So I've been preparing for an exam by looking over old exam papers and I came across this question:
a) Using Newton's method, show that the iteration equation to find the cube root of $R$ can be written as
$$x_{n+1}= \frac 13\left (2x_n+ \frac R{x_n^2}\right)$$
b) If $R=3$ and $x_0=1$, calculate $x_1$ and $x_2$.
c) The equation in (a) is used to approximate the cube root of $R$. Using the values in (b), calculate the exact relative error in the approximation of $x_2$.
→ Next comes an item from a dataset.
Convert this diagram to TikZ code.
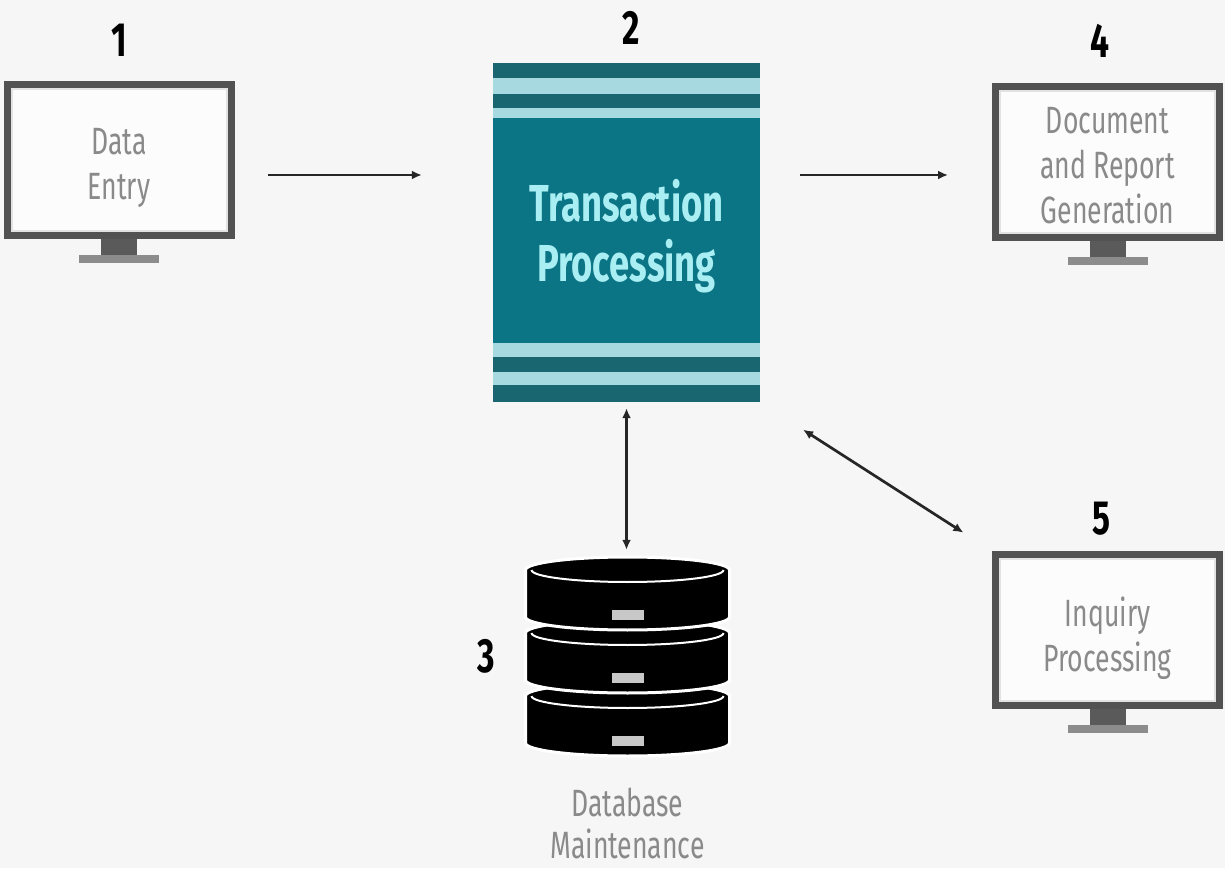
\documentclass[tikz,border=0pt]{standalone}
\usepackage[usenames,svgnames]{xcolor}
\usepackage{fontspec}
\usepackage{tikz}
\usetikzlibrary{positioning,arrows.meta}
\newfontfamily\condsans[FakeStretch=0.7]{Fira Sans}
\definecolor{colorbg}    {RGB}{246,246,246}
\definecolor{colorframe} {RGB}{82,82,82}
\definecolor{colorscreen}{RGB}{252,252,252}
\definecolor{colorrim}   {RGB}{226,226,226}
\definecolor{colorneck}  {RGB}{90,90,90}
\definecolor{colorbase}  {RGB}{140,140,140}
\definecolor{colortext}  {RGB}{138,138,138}
\definecolor{colorteal}  {RGB}{12,117,133}
\definecolor{colordark}  {RGB}{26,102,112}
\definecolor{colorlight} {RGB}{166,217,224}
\definecolor{colorlabel} {RGB}{169,238,243}
\definecolor{colorarrow} {RGB}{38,38,38}
\definecolor{colorslot}  {RGB}{200,200,200}

\begin{document}
\begin{tikzpicture}[
    x=1pt, y=1pt,
    >={Latex[length=10pt,width=9pt]},
    screen/.style={rectangle,draw=colorframe,line width=7pt,fill=colorscreen,minimum width=224pt,minimum height=151pt,inner sep=0pt},
    screentext/.style={inner sep=0pt,align=center,text=colortext,font={\condsans\fontsize{38}{45}\selectfont}},
    number/.style={inner sep=0pt,text=black,font={\condsans\bfseries\fontsize{48}{48}\selectfont}},
    process/.style={rectangle,fill=colorteal,minimum width=267pt,minimum height=339pt,inner sep=0pt},
    processtext/.style={inner sep=0pt,align=center,text=colorlabel,font={\condsans\bfseries\fontsize{52}{60}\selectfont}},
    caption/.style={inner sep=0pt,align=center,text=colortext,font={\condsans\fontsize{38}{42}\selectfont}},
    flow/.style={->,line width=2.7pt,draw=colorarrow},
    both/.style={<->,line width=2.7pt,draw=colorarrow},
]
    \path[use as bounding box,fill=colorbg] (0,0) rectangle (1225,868);

    % Screens
    \node[screen] (entry)   at (119,708)      {};
    \node[screen] (report)  at (1107.5,705.5) {};
    \node[screen] (inquiry) at (1107.5,238)   {};
    \foreach \s in {entry,report,inquiry} {
        \draw[colorrim,line width=2pt] ([shift={(8pt,-8pt)}]\s.north west) rectangle ([shift={(-8pt,8pt)}]\s.south east);
        \fill[colorneck] ([xshift=-18pt]\s.south) rectangle ([xshift=18pt,yshift=-17pt]\s.south);
        \fill[colorbase] ([xshift=-40pt,yshift=-16pt]\s.south) rectangle ([xshift=40pt,yshift=-24pt]\s.south);
    }
    \node[screentext] (entrytext)   at ([yshift=-8pt]entry.center)   {Data\\Entry};
    \node[screentext] (reporttext)  at ([yshift=-3pt]report.center)  {Document\\and Report\\Generation};
    \node[screentext] (inquirytext) at ([yshift=-8pt]inquiry.center) {Inquiry\\Processing};

    % Processing block
    \node[process] (tp) at (626.5,635.5) {};
    \foreach \a/\b/\c in {0/15/colordark, 15/31/colorlight, 31/45/colordark, 45/55/colorlight,
                          280/294/colorlight, 294/309/colordark, 309/322/colorlight, 322/339/colordark}
        \fill[\c] ([yshift=-\a pt]tp.north west) rectangle ([yshift=-\b pt]tp.north east);
    \node[processtext] (tptext) at ([yshift=-4pt]tp.center) {Transaction\\Processing};

    % Database
    \node[minimum width=205pt,minimum height=203pt,inner sep=0pt] (db) at (627.5,211.5) {};
    \begin{scope}[shift={(db.center)}]
        \foreach \t in {-39.5,23.5,86.5} {
            \filldraw[fill=black,draw=white,line width=3pt] (-102,\t) -- (-102,\t-47)
                arc[start angle=180,end angle=360,x radius=102,y radius=13] -- (102,\t)
                arc[start angle=0,end angle=180,x radius=102,y radius=13] -- cycle;
            \draw[white,line width=2pt] (-96,\t) arc[start angle=180,end angle=360,x radius=96,y radius=12];
            \fill[colorslot] (-16,\t-50) rectangle (16,\t-40);
        }
    \end{scope}
    \node[caption, below=30pt of db] (dbtext) {Database\\Maintenance};

    % Numbers
    \node[number, above=24pt of entry] (n1) {1};
    \node[number, above=18pt of tp, xshift=5pt] (n2) {2};
    \node[number, left=30pt of db] (n3) {3};
    \node[number, above=26pt of report, xshift=-8pt] (n4) {4};
    \node[number, above=15pt of inquiry, xshift=-6pt] (n5) {5};

    % Links
    \coordinate (in1)  at ([yshift=-15pt]entry.east);
    \coordinate (out4) at ([yshift=-12.5pt]report.west);
    \draw[flow, shorten <=33pt, shorten >=71pt] (in1) -- (in1 -| tp.west);
    \draw[flow, shorten <=40pt, shorten >=44pt] (out4 -| tp.east) -- (out4);
    \draw[both, shorten <=6pt, shorten >=5pt] (tp.south) -- (tp.south |- db.north);
    \draw[both, shorten <=51pt, shorten >=34pt] (tp.south east) -- (inquiry.north west);

\end{tikzpicture}
\end{document}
I didn't have any troubles with showing the iteration equation from the Newton's method formula for part (a), and here's what I did for part (b):
$x_1=\frac 13\left (2x_0 +\frac R{x_0^2}\right)$
$x_1=\frac 13\left (2.1 +\frac 3{1^2}\right) = \frac 53$
$x_2=\frac 13\left (2x_1 +\frac R{x_1^2}\right)$
$x_2=\frac 13\left (2\frac 53 +\frac 3{\frac 53^2}\right) = \frac {77}{45}$
which I'm confident is right (but please correct me if I'm wrong). And here's my attempt at part (c):
$x=\sqrt[3] 3$, $\hat x=x_2=\frac {77}{45}$
$e_R=\left\lvert \frac {x-\hat x}{x} \right\rvert$
$e_R=\left\lvert \frac {\sqrt[3] 3-\frac {77}{45}}{\sqrt[3] 3} \right\rvert = 0.1864181806$
I was just hoping if someone would be able to tell me if this answer is the correct answer for what part (c) is asking. In my subject notes there's no mention of "exact relative error", just relative error, and I was thinking that the exact part just referred to the fact that we know what the cube root of 3 equals. Googling "exact relative error" didn't help, so if someone is just able to tell me if they think what I've done is right and perhaps shed some light on "exact relative error" that'd be great. Thanks in advance.
Best Answer
No it is not correct, because your $x_2$ is in error. $x_1$ is correct but $$x_2=\frac 13\left (2x_1 +\frac R{x_1^2}\right)=\frac 13\left (2\frac{5}{3} +\frac {3}{(\frac{5}{3})^2}\right)=\frac{1}{3}\left (\frac{10}{3} +\frac{27}{25}\right) =\frac{331}{225}\cdot$$
And therefore $$e_R=\left\lvert \frac {\sqrt[3] 3-\frac {331}{225}}{\sqrt[3] 3} \right\rvert \approx 0.0200114747$$